Now, Josey knew his nomenclature! C&B

faraway
November 3, 2001, 05:56 AM
About the Colt Vs Rem thing. During the 1860's and on era-one of the reasons that the Colt was preferred was that it could be fired longer before locking up from fouling. The topstrap on the Rem is stronger, but it does blow the fouling back onto the cylinder face and into the works. I've fouling locked a Remington .44 with about 20 or so repeated rounds of black powder(not pyrodex). The Colt open top will generally stay working. Also the smaller cylinder pin on the Rem tends to foul easy, the large arbor on the Colt will take enough grease etc to keep the fouling lockup down. Essentially, the Rem is a accurate-almost target pistol, the Colt's a muck gun.

RON in PA
November 4, 2001, 02:38 PM
Faraway hit the nail on the head, the Colt is better suited to shooting black powder because it handles the fouling much better than the Remington.

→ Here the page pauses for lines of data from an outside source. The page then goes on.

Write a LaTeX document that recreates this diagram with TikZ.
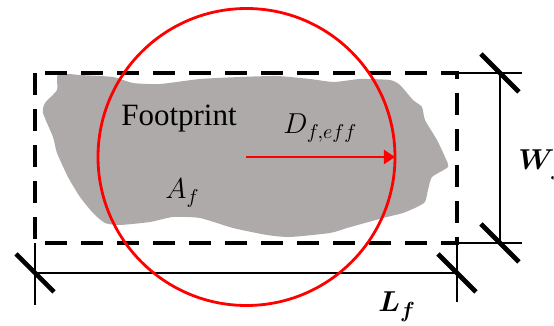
\documentclass[tikz,border=0pt]{standalone}
\usepackage{fontspec}
\setmainfont{Liberation Serif}
\usepackage{bm}
\usetikzlibrary{arrows.meta}
\definecolor{blobgray}{RGB}{174,170,170}

\begin{document}
\begin{tikzpicture}[
  x=0.5pt, y=-0.5pt,
  frame/.style={draw, line width=2pt, dash pattern=on 11pt off 7pt},
  dimline/.style={line width=1pt},
  tick/.style={line width=2.3pt},
  arrow/.style={-{Triangle[length=5.5pt, width=7pt]}, draw=red, line width=1pt},
  lbl/.style={inner sep=0pt, font=\fontsize{15.5}{18}\selectfont},
  sym/.style={inner sep=0pt, font=\fontsize{14}{17}\selectfont},
  dimlbl/.style={inner sep=0pt, font=\fontsize{15}{18}\selectfont},
]
  \useasboundingbox (0,0) rectangle (554,326);

  % footprint
  \fill[blobgray] plot[smooth cycle, tension=.35] coordinates {
    (58,74) (80,75) (113,77) (133,83) (160,84) (200,79) (240,77) (277,76)
    (310,79) (334,82) (360,79) (390,80) (400,85) (413,100) (422,107) (425,120)
    (437,140) (445,157) (448,167) (432,177) (428,190) (425,202) (417,207)
    (403,213) (383,218) (347,228) (330,233) (290,237) (267,235) (233,228)
    (200,218) (173,217) (150,222) (120,225) (105,223) (93,213) (80,197)
    (68,177) (57,153) (53,137) (43,113) (45,103) (57,90)};

  % bounding box of the footprint
  \coordinate (nw) at (35,73);
  \coordinate (ne) at (457,73);
  \coordinate (sw) at (35,243);
  \coordinate (se) at (457,243);
  \draw[frame] (nw) rectangle (se);

  % dimension lines
  \coordinate (lA) at (35,305);
  \coordinate (lB) at (457,302);
  \coordinate (l1) at (35,273);
  \coordinate (l2) at (457,273);
  \coordinate (wA) at (522,73);
  \coordinate (wB) at (522,243);
  \coordinate (w1) at (500,73);
  \coordinate (w2) at (500,243);
  \draw[dimline] (sw) -- (lA);
  \draw[dimline] (se) -- (lB);
  \draw[dimline] (l1) -- (l2);
  \draw[dimline] (ne) -- (wA);
  \draw[dimline] (se) -- (wB);
  \draw[dimline] (w1) -- (w2);
  \foreach \p in {l1,l2,w1,w2}
    \draw[tick] (\p) +(-19,-19) -- +(19,19);

  % effective circle
  \node[draw=red, circle, line width=1.4pt, minimum size=148.5pt,
        inner sep=0pt, outer sep=0pt] (ring) at (246.5,157) {};
  \draw[arrow] (ring.center) -- (ring.east);

  \node[lbl, anchor=base] (foot) at (179,126) {Footprint};
  \node[sym, anchor=base west] (area) at (165,199) {$A_f$};
  \node[sym, anchor=base west] (diam) at (283,134) {$D_{f,eff}$};
  \node[dimlbl, anchor=base west] (len) at (378,312) {$\bm{L_f}$};
  \node[dimlbl, anchor=base west] (wid) at (518,170) {$\bm{W_f}$};
\end{tikzpicture}
\end{document}
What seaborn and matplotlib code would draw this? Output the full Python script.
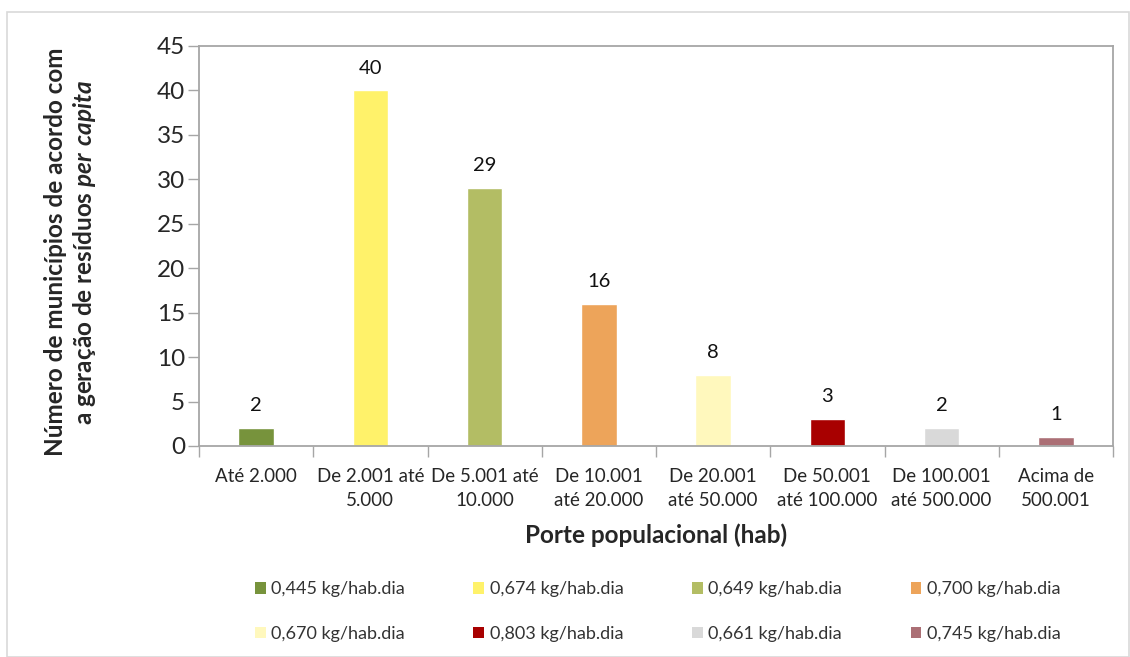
import matplotlib
matplotlib.use("Agg")
import matplotlib.pyplot as plt
import seaborn as sns
import pandas as pd
from matplotlib.patches import Rectangle, Patch

categories = ["Até 2.000", "De 2.001 até\n5.000", "De 5.001 até\n10.000", "De 10.001\naté 20.000",
              "De 20.001\naté 50.000", "De 50.001\naté 100.000", "De 100.001\naté 500.000", "Acima de\n500.001"]
values = [2, 40, 29, 16, 8, 3, 2, 1]
legend_labels = ["0,445 kg/hab.dia", "0,674 kg/hab.dia", "0,649 kg/hab.dia", "0,700 kg/hab.dia",
                 "0,670 kg/hab.dia", "0,803 kg/hab.dia", "0,661 kg/hab.dia", "0,745 kg/hab.dia"]
colors = ["#77933C", "#FFF26A", "#B3BD64", "#EDA45A", "#FFF8BD", "#A80000", "#D9D9D9", "#AB6F75"]

sns.set_theme(style="white")
plt.rcParams['font.family'] = ['Lato', 'DejaVu Sans']
plt.rcParams['mathtext.fontset'] = 'custom'
plt.rcParams['mathtext.bfit'] = 'Lato:bold:italic'
plt.rcParams['mathtext.bf'] = 'Lato:bold'

df = pd.DataFrame({"cat": categories, "val": values, "leg": legend_labels})

fig = plt.figure(figsize=(11.3, 6.57), dpi=100)
ax = fig.add_axes([199/1130, 1-446/657, (1113-199)/1130, (446-46)/657])

sns.barplot(data=df, x="cat", y="val", hue="leg", order=categories, hue_order=legend_labels,
            palette=colors, dodge=False, width=0.31, legend=False, ax=ax, saturation=1)

for c in ax.containers:
    ax.bar_label(c, fmt="%g", padding=10, fontsize=14.5, color="#111111")

ax.set_ylim(0, 45)
ax.set_yticks(range(0, 46, 5))
ax.set_xlim(-0.5, 7.5)
ax.tick_params(axis='y', labelsize=17.5, length=8, width=1, color="#A6A6A6", direction='out', left=True, pad=2)
ax.tick_params(axis='x', which='major', labelsize=13.5, length=0, pad=16)
ax.set_xticks([i - 0.5 for i in range(9)], minor=True)
ax.tick_params(axis='x', which='minor', length=8, width=1, color="#A6A6A6", bottom=True, direction='out')
for lbl in ax.get_xticklabels():
    lbl.set_linespacing(1.45)
for s in ax.spines.values():
    s.set_color("#A6A6A6")
    s.set_linewidth(1.3)
ax.set_xlabel("Porte populacional (hab)", fontsize=17.5, fontweight='bold', labelpad=11)
ax.set_ylabel("")

fig.text(71/1130, 1-252/657,
         "Número de municípios de acordo com\na geração de resíduos $\\mathbfit{per\\ capita}$",
         rotation=90, ha='center', va='center', multialignment='center',
         fontsize=17.5, fontweight='bold', linespacing=1.2)

order = [0, 4, 1, 5, 2, 6, 3, 7]
handles = [Patch(facecolor=colors[i], edgecolor='none') for i in order]
labels = [legend_labels[i] for i in order]
fig.legend(handles, labels, loc='center', bbox_to_anchor=(0.582, 0.069), ncol=4,
           frameon=False, fontsize=13, handlelength=0.6, handleheight=0.6, handletextpad=0.3,
           columnspacing=3.8, labelspacing=1.6, labelcolor="#333333")

fig.patches.append(Rectangle((7/1130, 0), 1 - 7/1130 - 1/1130, 1 - 12/657, transform=fig.transFigure,
                             fill=False, edgecolor="#D9D9D9", linewidth=1.2))

fig.savefig("out.png", dpi=100)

The Ruger Old Army beats both designs hands down.

gutpile
November 13, 2001, 10:38 AM
you just cant beat the Ruger Old Army, it is a beast, it will take 47 gr of powder, shoot tiny groups and belch lots of smoke, i have had the remington clones, owned a 2nd generation 1860 army colt, and the have decided that the ruger has them all beat hands down. just my 2 cents.

4V50 Gary
November 14, 2001, 02:30 PM
The Ruger will take as much 3F powder as you can stuff down the chamber. They told us this at the factory but I know it from having done it - and I still have my ten digits.

faraway
November 14, 2001, 10:04 PM
If want increased power over the 1860 Colt Army,
44. Remington- Consider the 3rd Model Dragoon, will take a heavy charge and with picket bullets (conicals instead of round balls) will hit a target out 150 yds or so. Don't use felt wads, rather grease over the chambers, with heavy charges that lengthens the time before it locks up from fouling. A bit more of a traditional approach than the Ruger. The Colt's and Uberti's seem to be the best of the 3rd Models, in some other makes the chambers will actually blow out of round with heavy charges.